ANCHORAGE, Alaska—The youngest survivor of the plane crash near Dillingham headed home Sunday. A spokesperson for the Phillips family said 13-year-old Willy Phillips was released from Providence Alaska Medical Center.
The Phillips family, including Willy Phillips, flew back to Maryland. On Friday they will hold a funeral for Willy's father, Bill Phillips, who died in the crash.
Three survivors are still in the hospital.
A spokesperson for Providence said former NASA chief Sean O'Keefe is in serious condition. His son Kevin O'Keefe, as well as lobbyist Jim Morhard, remain in fair condition.
Meanwhile, the NTSB has wrapped up its on-scene investigation of the crash.
NTSB spokesperson Clint Johnson said investigators have returned from Dillingham.

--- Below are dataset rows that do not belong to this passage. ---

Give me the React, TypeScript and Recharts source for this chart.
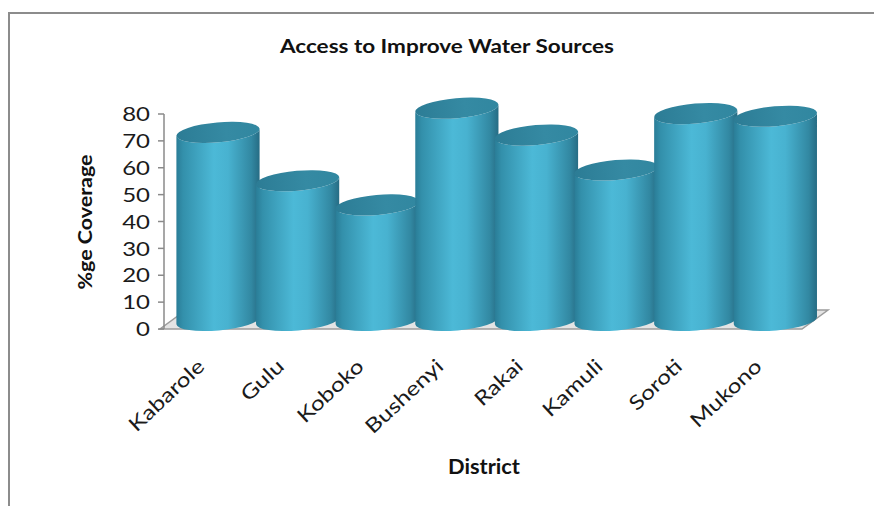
import React from 'react';
import { BarChart, Bar, XAxis, YAxis, Customized } from 'recharts';

const districts = ['Kabarole', 'Gulu', 'Koboko', 'Bushenyi', 'Rakai', 'Kamuli', 'Soroti', 'Mukono'];
const coverage = [70, 52, 43, 79, 69, 56, 77, 76];
const yTicks = [0, 10, 20, 30, 40, 50, 60, 70, 80];
const chartTitle = 'Access to Improve Water Sources';
const xTitle = 'District';
const yTitle = '%ge Coverage';

const data = districts.map((d, i) => ({ district: d, coverage: coverage[i] }));

const W = 874;
const H = 506;
const MARGIN = { top: 114, right: 59, bottom: 57, left: 0 };
const Y_AXIS_W = 164;
const X_AXIS_H = 120;
const DEPTH = 8.5;
const RY = 10;
const TILT = 5;
const FONT = 'Lato, "Open Sans", sans-serif';

function Cylinder(props: any) {
  const { x, y, width, height, index } = props;
  if (x == null || y == null) return null;
  const cx = x + width / 2;
  const rx = width * 0.522;
  const t = (TILT * Math.PI) / 180;
  const yT = y - DEPTH;
  const yB = y + height - DEPTH;
  const dx = rx * Math.cos(t);
  const dy = rx * Math.sin(t);
  const Lx = cx - dx;
  const Rx = cx + dx;
  const side = `M${Lx},${yT + dy} L${Lx},${yB + dy} A${rx},${RY} ${-TILT} 0 0 ${Rx},${yB - dy} L${Rx},${yT - dy} A${rx},${RY} ${-TILT} 0 1 ${Lx},${yT + dy} Z`;
  const sid = `cylSide${index}`;
  const tid = `cylTop${index}`;
  return (
    <g>
      <defs>
        <linearGradient id={sid} x1="0" y1="0" x2="1" y2="0">
          <stop offset="0" stopColor="#2a7d97" />
          <stop offset="0.08" stopColor="#3390ab" />
          <stop offset="0.45" stopColor="#4cb9d7" />
          <stop offset="0.62" stopColor="#48b2d0" />
          <stop offset="0.9" stopColor="#3288a2" />
          <stop offset="1" stopColor="#266c84" />
        </linearGradient>
        <linearGradient id={tid} x1="0" y1="0" x2="1" y2="0">
          <stop offset="0" stopColor="#2c7c95" />
          <stop offset="0.6" stopColor="#358aa3" />
          <stop offset="1" stopColor="#3187a0" />
        </linearGradient>
      </defs>
      <path d={side} fill={`url(#${sid})`} />
      <ellipse
        cx={cx}
        cy={yT}
        rx={rx}
        ry={RY}
        transform={`rotate(${-TILT} ${cx} ${yT})`}
        fill={`url(#${tid})`}
      />
    </g>
  );
}

function YTick(props: any) {
  const { x, y, payload } = props;
  return (
    <g transform={`translate(${x},${y})`}>
      <text
        x={0}
        y={0}
        dy="0.36em"
        textAnchor="end"
        transform="scale(1.2,1)"
        fontFamily={FONT}
        fontSize={20}
        fill="#1a1a1a"
      >
        {payload.value}
      </text>
    </g>
  );
}

function XTick(props: any) {
  const { x, payload } = props;
  const tx = x - 12;
  const ty = 368;
  return (
    <g transform={`translate(${tx},${ty}) rotate(-43) scale(1.22,1)`}>
      <text x={0} y={0} textAnchor="end" fontFamily={FONT} fontSize={20} fill="#1a1a1a">
        {payload.value}
      </text>
    </g>
  );
}

function Floor() {
  return (
    <polygon
      points="160,329 802,329 828,310 186,310"
      fill="#e4e4e4"
      stroke="#9c9c9c"
      strokeWidth={1.5}
    />
  );
}

function Titles() {
  return (
    <g fontFamily={FONT} fill="#111">
      <text x={447} y={53} textAnchor="middle" fontWeight="bold" fontSize={19} textLength={334} lengthAdjust="spacingAndGlyphs">
        {chartTitle}
      </text>
      <text x={484} y={474} textAnchor="middle" fontWeight="bold" fontSize={21} textLength={72} lengthAdjust="spacingAndGlyphs">
        {xTitle}
      </text>
      <text
        x={92}
        y={222}
        textAnchor="middle"
        fontWeight="bold"
        fontSize={19}
        textLength={135}
        lengthAdjust="spacingAndGlyphs"
        transform="rotate(-90 92 222)"
      >
        {yTitle}
      </text>
    </g>
  );
}

export default function App() {
  return (
    <div style={{ position: 'absolute', left: 0, top: 0, width: W, height: H, overflow: 'hidden', background: '#fff' }}>
      <div
        style={{
          position: 'absolute',
          left: 8,
          top: 12,
          width: 920,
          height: 600,
          border: '2px solid #8c8c8c',
          boxSizing: 'border-box',
        }}
      />
      <div style={{ position: 'absolute', left: 0, top: 0 }}>
        <BarChart width={W} height={H} data={data} margin={MARGIN} barCategoryGap={0}>
          <Customized component={Floor} />
          <XAxis
            dataKey="district"
            type="category"
            axisLine={false}
            tickLine={false}
            height={X_AXIS_H}
            padding={{ left: 14, right: 0 }}
            interval={0}
            tick={<XTick />}
          />
          <YAxis
            type="number"
            domain={[0, 80]}
            ticks={yTicks}
            width={Y_AXIS_W}
            tickSize={6}
            tickMargin={8}
            axisLine={{ stroke: '#8a8a8a', strokeWidth: 1.5 }}
            tickLine={{ stroke: '#8a8a8a', strokeWidth: 1.5 }}
            tick={<YTick />}
            interval={0}
          />
          <Bar dataKey="coverage" isAnimationActive={false} shape={<Cylinder />} />
          <Customized component={Titles} />
        </BarChart>
      </div>
    </div>
  );
}
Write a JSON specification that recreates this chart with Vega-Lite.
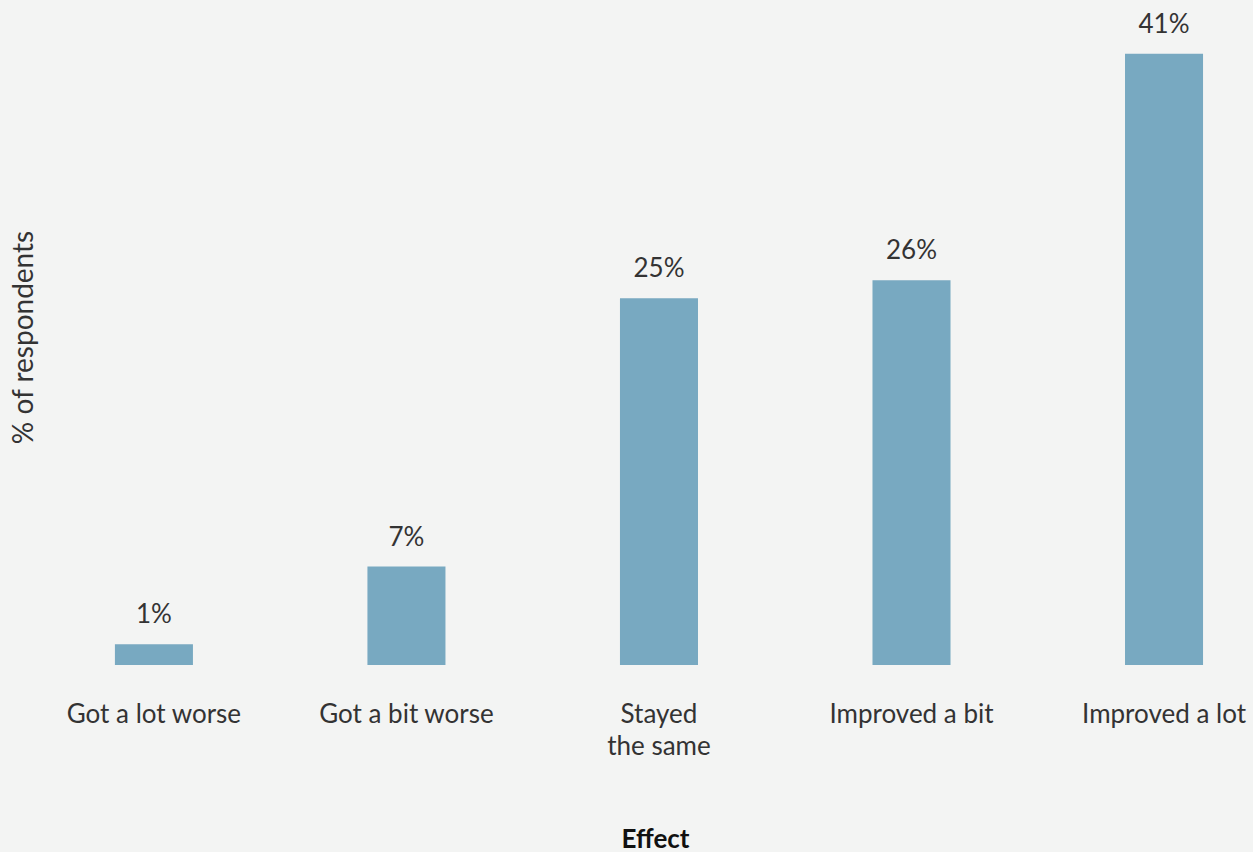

The investigators examined the wreckage in a Dillingham hangar.
One question that remains to be answered: was the technology that's meant to alert the pilot to dangerous terrain turned on at the time of the crash?
In a press conference, NTSB Chair Deborah Hersman compared the technology to a car's GPS system -- and said it might have been disabled at the time of the crash.
"If you all think about this, a Garmin (GPS system) or a map feature in your car, you might want to turn the voice off when you're getting close to home because you know how to get there. It's going to tell you all the streets to turn. You can suppress that voice and you can turn that off if it's not helpful to you," said Hersman.
The NTSB said it doesn't expect a lot of new information in the coming weeks. The investigation will take 12 to 18 months.